How much filtered water will my RO System produce each day?
Each system is different. In our comparison chart and reviews, we include the metric of “gallons per day” or “GPD” reported by each manufacturer. Some advertise 50 GPD while others state 75 GPD, 100 GPD, etc. Related to this question is “water flow” or output at the faucet, which will also depend on whether you are using a pressure tank or not. For example, if you are not using a pressure tank, the flow from the system to the tap will be slower than if the tap was being fed from the pressure tank.
How long will my filters last?
Reverse osmosis systems are quite simple to maintain. And each manufacturer will give you an estimate of when you should change the filters.
Of course it depends largely on each system as well. In our review of the Reverse Osmosis Revolution’s PORTABLE, countertop unit, they estimate that their filters will last about 500-700 gallons. This is considerably different from a more permanently installed system.
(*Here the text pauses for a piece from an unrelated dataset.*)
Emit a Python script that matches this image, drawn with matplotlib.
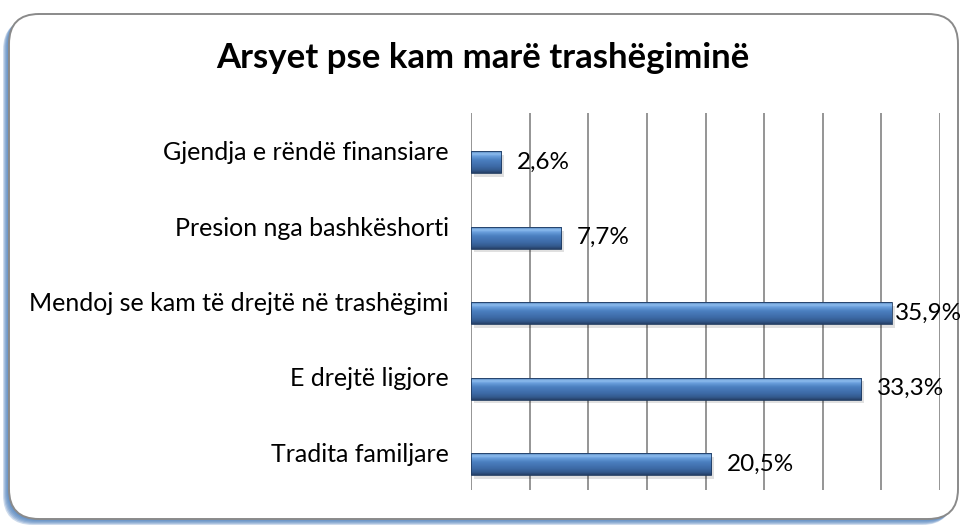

For example, take a look at this illustration from iSpring, which shows you about how long each of the filters in their iSpring RCC1UP-AK 7-Stage Maximum Performance 100 GPD system will last. No matter which system you use, it’s a given that you will be saving a lot of money over continued purchases of bottled water.
What Contaminants are Removed by Reverse Osmosis Systems?
This is one of the reasons why this method of filtration is so highly recommended by the CDC. Depending on the system, you can reasonably expect to see a 95% – 99.99% reduction in contaminants. Some systems claim that they remove up to 1,000 different substances. We have created this page that discusses the basics of what each main type of filtration option removes. We’ll go into a little more depth here.
As far as what the RO membrane itself is able to remove, it may be helpful to realize that the pores are so tiny that anything larger than 0.0001 microns is likely to be blocked! If you consider that an average human hair measures about 50 microns, you can understand why the reverse osmosis process is so effective!